Some of you may be new to this blog so, with apologies to regular viewer, we thought we should recap a little as well as giving you a bit of an overview of what we plan to do this autumn. The blog has quite a lot of history so you can scroll back in time if you wish!

Anyway, as you’ll probably know by now, we're taking a career break to go ‘blue water’ sailing, after 13 years at Yeo Valley for Graham and five years running Wavelength HR for Dianne. Having sailed around Britain a few years ago, we have been thinking about this for a while and the dream began to crystallise into reality about 3 years ago. We bought our boat, ‘Maunie of Ardwall’, as a restoration project – she’d been left unused and unloved for several years following the death of her first owner so we got her at a ‘bargain price’ (perhaps less of a bargain if we work out how many hours we’ve spent fixing her up!) – and she’s the perfect yacht for two of us to handle. This is an outline of what we plan to do.


Our first goal is to sail to the Canaries, 1350 miles from Falmouth across the infamous Bay of Biscay, with stops en-route in Spain and Portugal. We need to be there by early-November, which is when the trade winds kick in to take us across the Atlantic, so we aim to leave the UK before the end of August to reduce the risk of gales across Biscay. Mind you, with the current weather patterns who knows what the weather will do!
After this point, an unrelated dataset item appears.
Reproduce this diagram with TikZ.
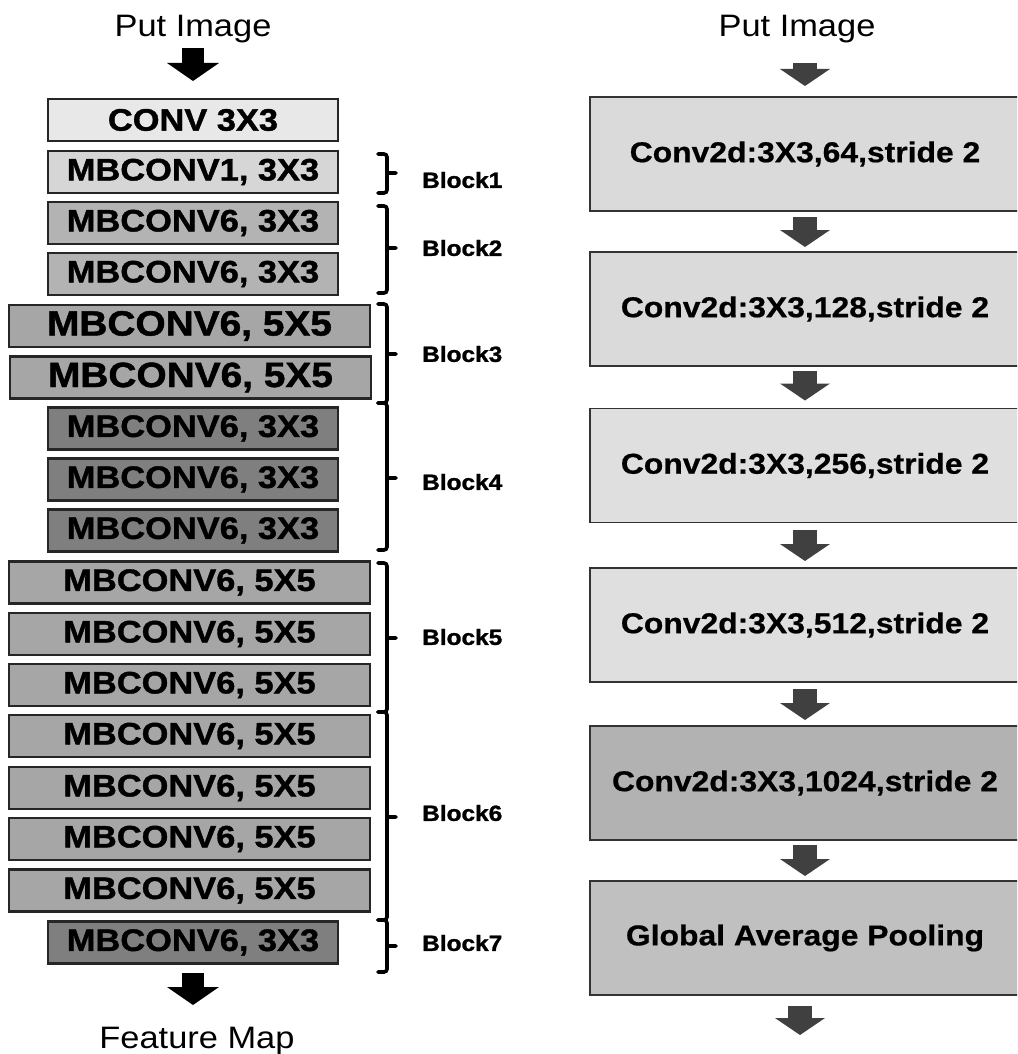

For safety and shared knowledge, we’ve signed up on the Atlantic Rally for Cruisers (ARC) which has been running for a number of years. This year a record 270 boats will be setting off from Las Palmas to St Lucia on the 25th November.
Click here for the ARC website
With the ARC comes lots of support – daily weather forecasts and safety reporting, shared technical knowledge and a few parties at the finish. It should be a good introduction to crossing the ocean – which should take about 21-24 days for a boat of our size (and we’ll be on the smaller end of the scale; the average boat size is nearly 50ft). Two friends, Fergus McDonald and Richard Fetherston, both experienced sailors, are going to join us for the crossing which will make life much easier in terms of night watches and sail trimming. You’ll be able to follow us on the ARC website since each boat is given a ‘Yellowbrick’ – an automated satellite transponder which sends hourly reports of position, speed and course to the web tracker. More generally, whilst we’re away we will have email access via a clever satellite phone and share details of that nearer the time; it will allow us to upload the boat blog and to send photos.
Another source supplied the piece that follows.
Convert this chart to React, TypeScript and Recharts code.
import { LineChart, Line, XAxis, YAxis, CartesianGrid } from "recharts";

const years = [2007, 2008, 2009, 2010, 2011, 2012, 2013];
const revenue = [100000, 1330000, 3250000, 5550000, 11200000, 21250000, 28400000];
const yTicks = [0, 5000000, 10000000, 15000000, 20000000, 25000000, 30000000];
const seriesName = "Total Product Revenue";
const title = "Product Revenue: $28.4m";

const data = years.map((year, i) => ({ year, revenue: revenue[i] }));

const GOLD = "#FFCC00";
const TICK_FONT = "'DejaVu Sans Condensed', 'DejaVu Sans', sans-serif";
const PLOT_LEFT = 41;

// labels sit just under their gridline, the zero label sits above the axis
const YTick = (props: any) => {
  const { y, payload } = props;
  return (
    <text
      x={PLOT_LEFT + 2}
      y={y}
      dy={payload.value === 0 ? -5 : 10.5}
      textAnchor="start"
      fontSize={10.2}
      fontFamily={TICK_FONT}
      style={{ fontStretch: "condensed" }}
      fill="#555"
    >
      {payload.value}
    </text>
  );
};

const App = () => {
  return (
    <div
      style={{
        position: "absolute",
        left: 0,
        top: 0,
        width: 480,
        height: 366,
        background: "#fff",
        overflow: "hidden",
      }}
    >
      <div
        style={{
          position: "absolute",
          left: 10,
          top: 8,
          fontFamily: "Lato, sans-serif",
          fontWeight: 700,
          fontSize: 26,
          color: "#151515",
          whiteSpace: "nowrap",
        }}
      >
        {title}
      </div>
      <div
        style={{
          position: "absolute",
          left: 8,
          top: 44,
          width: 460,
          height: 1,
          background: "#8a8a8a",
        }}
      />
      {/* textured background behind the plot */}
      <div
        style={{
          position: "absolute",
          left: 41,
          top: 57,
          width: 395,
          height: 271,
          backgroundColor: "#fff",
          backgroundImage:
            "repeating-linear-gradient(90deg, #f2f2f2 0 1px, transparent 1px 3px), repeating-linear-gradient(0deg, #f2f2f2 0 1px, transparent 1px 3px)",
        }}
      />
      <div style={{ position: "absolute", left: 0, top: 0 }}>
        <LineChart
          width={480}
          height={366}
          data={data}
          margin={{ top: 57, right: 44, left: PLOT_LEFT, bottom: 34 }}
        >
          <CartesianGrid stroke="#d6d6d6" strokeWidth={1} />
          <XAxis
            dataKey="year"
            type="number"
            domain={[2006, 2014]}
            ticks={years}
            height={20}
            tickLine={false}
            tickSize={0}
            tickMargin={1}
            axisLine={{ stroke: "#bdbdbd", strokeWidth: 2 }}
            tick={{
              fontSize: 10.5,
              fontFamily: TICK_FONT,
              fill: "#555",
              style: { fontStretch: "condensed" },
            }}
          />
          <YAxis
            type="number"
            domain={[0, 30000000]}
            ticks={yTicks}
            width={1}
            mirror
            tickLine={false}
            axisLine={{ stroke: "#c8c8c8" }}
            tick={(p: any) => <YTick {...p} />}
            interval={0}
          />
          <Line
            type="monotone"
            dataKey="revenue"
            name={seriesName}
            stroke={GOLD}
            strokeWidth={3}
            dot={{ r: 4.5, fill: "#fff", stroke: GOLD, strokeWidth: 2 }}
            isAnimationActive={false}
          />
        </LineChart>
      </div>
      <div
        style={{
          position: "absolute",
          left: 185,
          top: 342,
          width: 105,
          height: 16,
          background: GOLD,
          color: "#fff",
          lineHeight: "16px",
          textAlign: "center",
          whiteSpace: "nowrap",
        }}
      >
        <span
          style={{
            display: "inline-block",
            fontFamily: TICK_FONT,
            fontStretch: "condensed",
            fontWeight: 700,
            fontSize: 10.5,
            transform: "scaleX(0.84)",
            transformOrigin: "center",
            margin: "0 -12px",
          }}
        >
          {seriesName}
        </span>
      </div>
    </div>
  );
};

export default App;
Once we get to the Caribbean for Christmas (sounds nice), we broadly have two options:

1. Spend 4 months exploring the Caribbean then head north in April (to avoid the hurricane season) and return to Europe via the Azores. This would be a 12-month adventure

2. Leave the Caribbean in February, transit the Panama Canal and head for the Pacific for a circumnavigation. The route would look something like this:


Broad timings would be to arrive in New Zealand in November 2013, to spend 4 months there to avoid the cyclone season to the north. Depart March 2014 and aim to be in South Africa by November 2014, on to the Caribbean (probably via Brazil) in April 2015, back home via the Azores in August 2015.

The timings are all pretty prescribed to take advantage of the prevailing trade winds and currents. We can’t use the old ‘short cut’ via the Suez Canal and the Med due to the political situation and our route via Mauritius would keep us well away from the Somali pirates! It does add almost 6,000 miles to the trip, though.
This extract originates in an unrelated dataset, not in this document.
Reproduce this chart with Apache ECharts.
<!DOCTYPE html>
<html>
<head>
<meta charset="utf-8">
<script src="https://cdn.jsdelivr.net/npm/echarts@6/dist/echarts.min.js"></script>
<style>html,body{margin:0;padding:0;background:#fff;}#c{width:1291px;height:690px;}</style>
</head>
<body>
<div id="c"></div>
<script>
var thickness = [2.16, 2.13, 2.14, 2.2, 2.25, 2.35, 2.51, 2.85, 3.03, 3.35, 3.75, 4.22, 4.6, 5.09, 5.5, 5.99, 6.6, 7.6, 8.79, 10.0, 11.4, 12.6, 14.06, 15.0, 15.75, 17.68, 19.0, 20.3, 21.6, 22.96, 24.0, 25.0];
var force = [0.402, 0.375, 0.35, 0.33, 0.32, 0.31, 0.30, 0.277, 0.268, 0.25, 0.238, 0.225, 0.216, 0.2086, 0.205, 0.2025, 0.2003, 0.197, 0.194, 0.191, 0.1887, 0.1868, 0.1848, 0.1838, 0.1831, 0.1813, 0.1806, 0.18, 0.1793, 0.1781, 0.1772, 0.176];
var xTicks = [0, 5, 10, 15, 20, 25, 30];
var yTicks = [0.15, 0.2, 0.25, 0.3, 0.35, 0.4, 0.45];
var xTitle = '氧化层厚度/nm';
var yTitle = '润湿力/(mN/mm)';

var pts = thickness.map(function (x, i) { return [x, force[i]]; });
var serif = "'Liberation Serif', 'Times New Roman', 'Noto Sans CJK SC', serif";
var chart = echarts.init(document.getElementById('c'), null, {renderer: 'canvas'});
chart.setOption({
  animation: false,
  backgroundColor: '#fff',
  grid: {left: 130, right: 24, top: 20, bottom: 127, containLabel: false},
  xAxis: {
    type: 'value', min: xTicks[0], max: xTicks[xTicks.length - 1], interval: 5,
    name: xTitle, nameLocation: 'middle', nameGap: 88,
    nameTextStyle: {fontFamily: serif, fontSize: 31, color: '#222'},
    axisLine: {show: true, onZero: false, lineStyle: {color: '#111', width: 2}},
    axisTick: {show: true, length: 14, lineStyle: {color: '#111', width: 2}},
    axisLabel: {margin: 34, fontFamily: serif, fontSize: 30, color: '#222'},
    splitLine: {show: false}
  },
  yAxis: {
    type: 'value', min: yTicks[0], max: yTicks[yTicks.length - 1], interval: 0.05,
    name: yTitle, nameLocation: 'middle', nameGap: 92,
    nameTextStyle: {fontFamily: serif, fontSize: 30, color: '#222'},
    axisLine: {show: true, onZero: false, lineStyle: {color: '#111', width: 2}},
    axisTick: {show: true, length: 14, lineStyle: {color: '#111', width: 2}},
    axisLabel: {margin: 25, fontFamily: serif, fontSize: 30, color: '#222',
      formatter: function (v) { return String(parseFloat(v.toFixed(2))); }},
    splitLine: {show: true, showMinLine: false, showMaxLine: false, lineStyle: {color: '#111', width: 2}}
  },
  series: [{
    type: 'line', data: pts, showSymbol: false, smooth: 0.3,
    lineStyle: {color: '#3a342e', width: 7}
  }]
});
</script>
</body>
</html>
Our choice of option will depend on how we feel about the life on board after a few months – we’d like to go for the circumnavigation option but we’ll see how things progress.

In the meantime, as you’ll imagine, we’ve still got a lot to do in a very short time but we've made good progress so far. Di’s completed her 9 day medical course so is very eager to apply ointment and sutures. Graham’s been to the World Cruising Club’s 3-day Blue Water symposium (which has added to the to-do lists) and has completed his Long Range Radio Certificate. We’ve both done an Ocean Safety training course in April and are busy updating all the safety kit on board. As you'll read elsewhere in the blog, we've installed a water maker and a satellite phone.